> [Required task]: Working from the top of the listing below, retype each line through the line containing "obs_o_upper = [False, False, True]", both included, with no pictures.

> [Provided information]:

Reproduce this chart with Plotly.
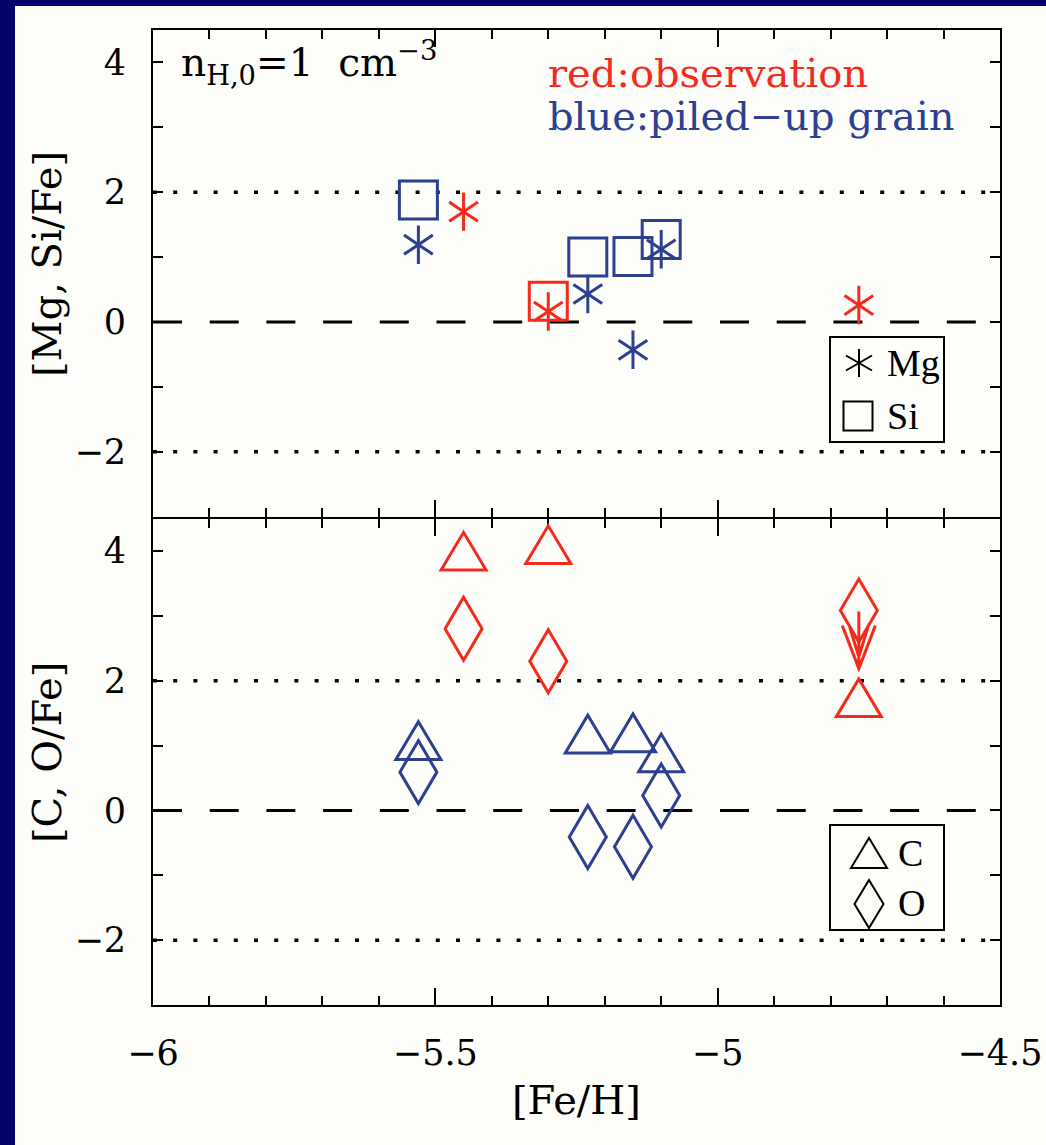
import plotly.graph_objects as go

# ---- observed hyper metal-poor stars (red) -------------------------------
obs_feh = [-5.45, -5.30, -4.75]
obs_mg = [1.70, 0.16, 0.26]
obs_si_feh = [-5.30]
obs_si = [0.32]
obs_c = [3.90, 4.00, 1.64]
obs_o = [2.80, 2.30, 3.08]
obs_o_upper = [False, False, True]

# ---- piled-up grain models (blue) ----------------------------------------
grain_feh = [-5.53, -5.23, -5.15, -5.10]
grain_mg = [1.19, 0.43, -0.43, 1.12]
grain_si = [1.88, 1.00, 1.01, 1.27]
grain_c = [0.98, 1.08, 1.10, 0.79]
grain_o = [0.59, -0.41, -0.56, 0.23]

# ---- guide levels and axes ------------------------------------------------
solar_levels = [0]
bound_levels = [-2, 2]
x_range = [-6, -4.5]
y_range = [-3, 4.5]
x_tickvals = [-6, -5.5, -5, -4.5]
x_ticktext = ["\u22126", "\u22125.5", "\u22125", "\u22124.5"]
y_tickvals = [-2, 0, 2, 4]
y_ticktext = ["\u22122", "0", "2", "4"]

RED = "#f32a1c"
BLUE = "#2d3f8e"
NAVY = "#03036b"
PAGE = "#fdfdf9"
SERIF = "DejaVu Serif"
LEGEND_FONT = "Liberation Serif"

W, H = 1046, 1145
ML, MR, MT, MB = 153, 46, 30, 140
PW, PH = W - ML - MR, H - MT - MB
GAP = 1.0 / PH  # lets the two panel frames share one middle line


def paper_x(px):
    return (px - ML) / PW


def paper_y(py):
    return (H - MB - py) / PH


fig = go.Figure()

# guide lines in both panels
for xa, ya in (("x2", "y"), ("x", "y2")):
    for lv in bound_levels:
        fig.add_trace(go.Scatter(x=x_range, y=[lv, lv], mode="lines", xaxis=xa, yaxis=ya,
                                 line=dict(color="black", width=3.5, dash="4px,16.2px"),
                                 hoverinfo="skip"))
    for lv in solar_levels:
        fig.add_trace(go.Scatter(x=x_range, y=[lv, lv], mode="lines", xaxis=xa, yaxis=ya,
                                 line=dict(color="black", width=3, dash="29px,27.7px"),
                                 hoverinfo="skip"))


def asterisk(xs, ys, color, xa, ya, size=24, lw=3):
    # six-armed asterisk built from an up-Y and a down-Y
    for sym in ("y-up-open", "y-down-open"):
        fig.add_trace(go.Scatter(x=xs, y=ys, mode="markers", xaxis=xa, yaxis=ya,
                                 marker=dict(symbol=sym, size=size, color=color,
                                             line=dict(color=color, width=lw))))


def squares(xs, ys, color, xa, ya, size=38, lw=3):
    fig.add_trace(go.Scatter(x=xs, y=ys, mode="markers", xaxis=xa, yaxis=ya,
                             marker=dict(symbol="square-open", size=size, color=color,
                                         line=dict(color=color, width=lw))))


# top panel: [Mg/Fe] and [Si/Fe]
squares(grain_feh, grain_si, BLUE, "x2", "y")
squares(obs_si_feh, obs_si, RED, "x2", "y")
asterisk(grain_feh, grain_mg, BLUE, "x2", "y")
asterisk(obs_feh, obs_mg, RED, "x2", "y")

shapes = []

# page area on the dark backdrop
shapes.append(dict(type="rect", xref="paper", yref="paper", layer="below",
                   x0=paper_x(15), x1=paper_x(W), y0=paper_y(H), y1=paper_y(6),
                   fillcolor=PAGE, line=dict(width=0)))

TRI = "M-22.5,-12.6 L22.5,-12.6 L0,25.1 Z"
DIA = "M0,31.5 L18.5,0 L0,-31.5 L-18.5,0 Z"
ARROW = "M0,-1 L0,-58 M-16.5,-15 L0,-58 L16.5,-15 M-9,-17 L0,-46 L9,-17"


def glyph(path, x, y, color, xref, yref, lw=3):
    return dict(type="path", path=path, xref=xref, yref=yref,
                xsizemode="pixel", ysizemode="pixel", xanchor=x, yanchor=y,
                line=dict(color=color, width=lw), fillcolor="rgba(0,0,0,0)", layer="above")


# bottom panel: [C/Fe] triangles and [O/Fe] diamonds
for x, y in zip(grain_feh, grain_c):
    shapes.append(glyph(TRI, x, y, BLUE, "x", "y2"))
for x, y in zip(grain_feh, grain_o):
    shapes.append(glyph(DIA, x, y, BLUE, "x", "y2"))
for x, y in zip(obs_feh, obs_c):
    shapes.append(glyph(TRI, x, y, RED, "x", "y2"))
for x, y, up in zip(obs_feh, obs_o, obs_o_upper):
    shapes.append(glyph(DIA, x, y, RED, "x", "y2"))
    if up:
        shapes.append(glyph(ARROW, x, y, RED, "x", "y2"))

# legend boxes
for yb, yt in ((paper_y(442), paper_y(337)), (paper_y(930), paper_y(825))):
    shapes.append(dict(type="rect", xref="paper", yref="paper", layer="above",
                       x0=paper_x(830), x1=paper_x(944), y0=yb, y1=yt,
                       line=dict(color="black", width=2), fillcolor="rgba(0,0,0,0)"))

LEG_AST = "M0,14 L0,-14 M-13,7.5 L13,-7.5 M-13,-7.5 L13,7.5"
LEG_SQ = "M-14.5,-14.5 L14.5,-14.5 L14.5,14.5 L-14.5,14.5 Z"
LEG_TRI = "M-18,-10 L18,-10 L0,20 Z"
LEG_DIA = "M0,24 L14.5,0 L0,-24 L-14.5,0 Z"
for path, px, py in ((LEG_AST, 859, 363), (LEG_SQ, 858, 416),
                     (LEG_TRI, 869, 858), (LEG_DIA, 869, 904)):
    shapes.append(glyph(path, paper_x(px), paper_y(py), "black", "paper", "paper", lw=2))

annotations = []


def note(text, px, py, size, color="black", family=SERIF, xanchor="left", angle=0):
    annotations.append(dict(text=text, x=paper_x(px), y=paper_y(py), xref="paper", yref="paper",
                            xanchor=xanchor, yanchor="middle", showarrow=False, textangle=angle,
                            font=dict(family=family, size=size, color=color)))


note("n<sub>H,0</sub>=1\u00a0 cm<sup>\u22123</sup>", 179, 63, 39)
note("red:observation", 546, 73, 40, RED)
note("blue:piled\u2212up grain", 546, 116, 40, BLUE)
note("Mg", 885, 363, 38, family=LEGEND_FONT)
note("Si", 885, 416, 38, family=LEGEND_FONT)
note("C", 896, 853, 38, family=LEGEND_FONT)
note("O", 896, 903, 38, family=LEGEND_FONT)
note("[Mg, Si/Fe]", 47, 264, 40, xanchor="center", angle=-90)
note("[C, O/Fe]", 47, 752, 40, xanchor="center", angle=-90)
note("[Fe/H]", 576, 1100, 40, xanchor="center")

axis_line = dict(showline=True, linewidth=2, linecolor="black", mirror="allticks",
                 showgrid=False, zeroline=False, ticks="inside", tickcolor="black", tickwidth=2)
tick_font = dict(family=SERIF, size=35, color="black")
x_common = dict(axis_line, range=x_range, tickmode="array", tickvals=x_tickvals,
                ticklen=17,
                minor=dict(dtick=0.1, tick0=-6, ticks="inside", ticklen=9, tickwidth=2,
                           tickcolor="black"))
y_common = dict(axis_line, range=y_range, tickmode="array", tickvals=y_tickvals,
                ticktext=y_ticktext, ticklen=10, tickfont=tick_font, ticklabelstandoff=18,
                minor=dict(dtick=1, tick0=-3, ticks="inside", ticklen=10, tickwidth=2,
                           tickcolor="black"))

fig.update_layout(
    width=W, height=H,
    margin=dict(l=ML, r=MR, t=MT, b=MB, autoexpand=False),
    paper_bgcolor=NAVY, plot_bgcolor="rgba(0,0,0,0)",
    showlegend=False,
    xaxis=dict(x_common, anchor="y2", domain=[0, 1], ticktext=x_ticktext,
               tickfont=tick_font, ticklabelstandoff=16),
    xaxis2=dict(x_common, anchor="y", domain=[0, 1], matches="x", showticklabels=False),
    yaxis=dict(y_common, anchor="x2", domain=[0.5 + GAP, 1]),
    yaxis2=dict(y_common, anchor="x", domain=[0, 0.5 - GAP]),
    shapes=shapes,
    annotations=annotations,
)

fig.write_html("out.html")
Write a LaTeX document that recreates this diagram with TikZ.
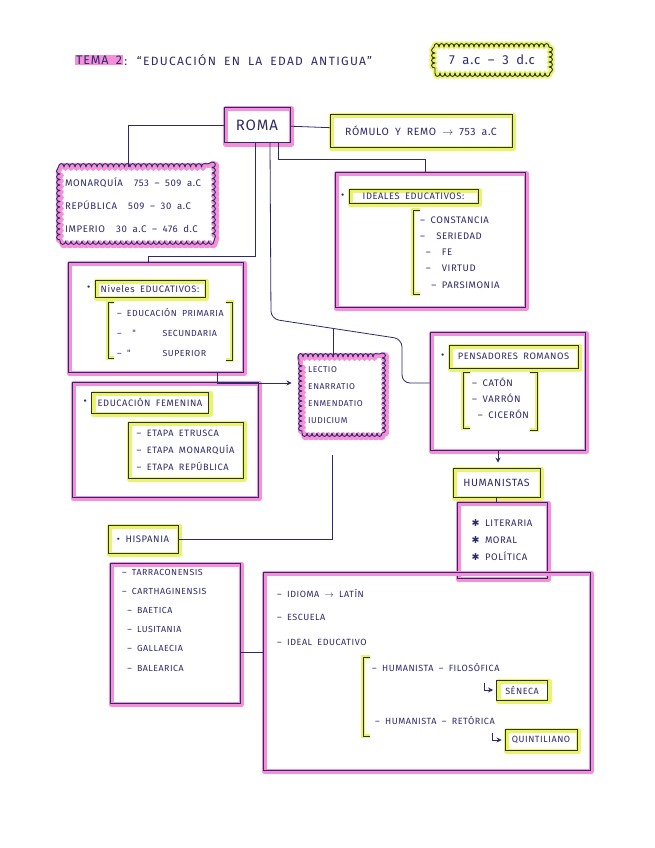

> [Reply to the exercise]:
Reproduce this chart with Plotly.
import plotly.graph_objects as go

# ---- observed hyper metal-poor stars (red) -------------------------------
obs_feh = [-5.45, -5.30, -4.75]
obs_mg = [1.70, 0.16, 0.26]
obs_si_feh = [-5.30]
obs_si = [0.32]
obs_c = [3.90, 4.00, 1.64]
obs_o = [2.80, 2.30, 3.08]
obs_o_upper = [False, False, True]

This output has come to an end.